Executive summary: Harry Potter shows us that the leaders are sadly deficient and the blogosphere show us that most Christians are not.
I’ve left all this to my del.icio.us links, but I can’t stand to let it go. Newsflash to Harry Potter critics: The Bible nowhere ever says it is wrong to say Latin-derived words while waving a stick. There is nothing wrong with a fictional construct where people who show paranormal powers as the approach adolescence receive special training in how to use those powers. The X-men has been using the premise for decades without calling down railing judgments from Christian leaders, despite being a vehicle for pop-evolutionary mythology. Now there’s something for a Christian to object to.
But no. Our energy must be conserved for a woman who has just sent who knows how many thousands to google to try to figure out the significance of, “the last enemy to be defeated is death,” or “where your treasure is, there will your heart be also.”
Let me change my executive summary: Harry Potter shows us that Stephen King is a more discerning guide to literary matters than a herd of Christian literary reviewers. Christian bloggers will actually find something valuable and worth considering in Stephen King. Compare this to Michael O’Brien’s intellectual pornography. What is going on?
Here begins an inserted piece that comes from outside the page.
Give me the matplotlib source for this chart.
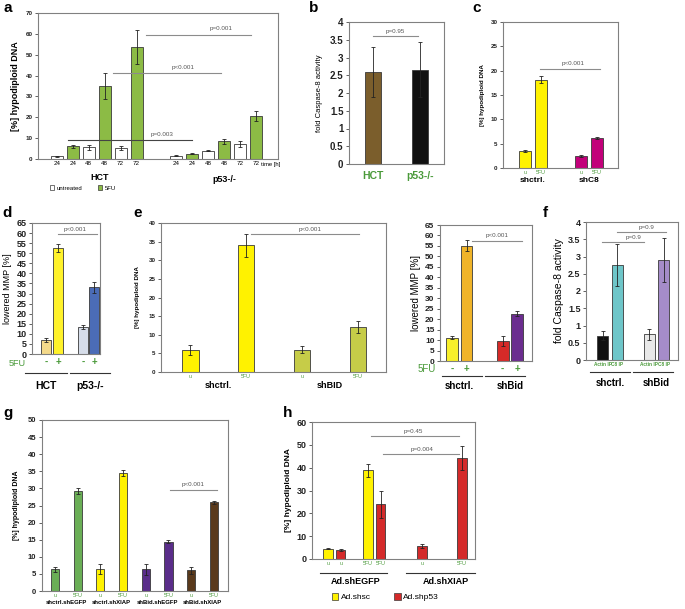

Dip into O’Brien’s piece at any point, at any paragraph and virtually any sentence, and one is immediately overwhelmed by a need to think hard and find some way to believe that he was not self-conciously lying when he wrote his totally inaccurate claims about that book. Rowling believes children are innately good? Anyone who has read the series knows that is not remotely credible. But perhaps that’s what she thinks. Maybe he read it somewhere.
Harry knows only “selective love”? He died to protect the whole world Muggle and Wizard, Malfoy and Granger, Dursley and Weazley, alike. When he came back, Voldemort’s magic was no longer deadly to anyone.
What kind of idiot allow this sort of filth to be published? No, what sort of spiritual blindness and perversity thinks that this sort of garbage is actually pious?
Ooooh, here’s a nasty accusation.
Then there’s the adolescent romance in the atmosphere, a potent element when mixed with magic, usually latent but growing with each volume and culminating in domestic bliss for the central characters at the end of the final volume. Yes, Harry faces near-satanic evils, passes through an unceasing trial of conflict and woe, triumphs against insurmountable odds, saves the world, marries Ginny and brings forth with her a new generation of little witches and wizards. If it were a spoof or satire we might laugh.
That’s right. Rowling shows adolescent confusion abandoned in favor of true love, marriage, and multiple children. She’s going to Hell for sure. Laugh away.
By the way, I don’t like snogging among teens. It is foreplay for people who should be waiting (of marrying early). But I and a great many other Christian parents have noticed that our children find the whole idea gross and see that it doesn’t lead to any real good for Harry or his friends. But maybe Rowling is guilty for being too accepting of an overly permissive culture. If so, notice that the disappointment can be registered in a single sentence and that it doesn’t follow that therefore her books are the AntiChrist.
“The death of God?” many a reader will respond. “Surely he is making too much of the matter!
No, that’s not it at all. Try this.
“The death of God?” many a reader will respond. “Surely he is out of his #@$%#$@!% mind. Surely he is a know-nothing who makes his living by fear and offering to his audience a rationalization for arrogance.”
I’ll end with this question for your consideration: Does anyone remember Rowling making even one reference to traditional religion/magic either through the mention of voodoo or medicine men or the Qabbalah (sp?). Isn’t that strange? She had international wizards yet I don’t remember even one mention to a true cultural form of witchcraft. Everyone does magic the Tolkien way, not the actual way that magic is done in pagan cultures. How could she miss such an opportunity. Her books would not have sold much less. That would have made a real connection with forbidden occult practice that the Bible condemns. But instead she stayed firmly in the realm of Merlin and made-up tolkienesque “magic.”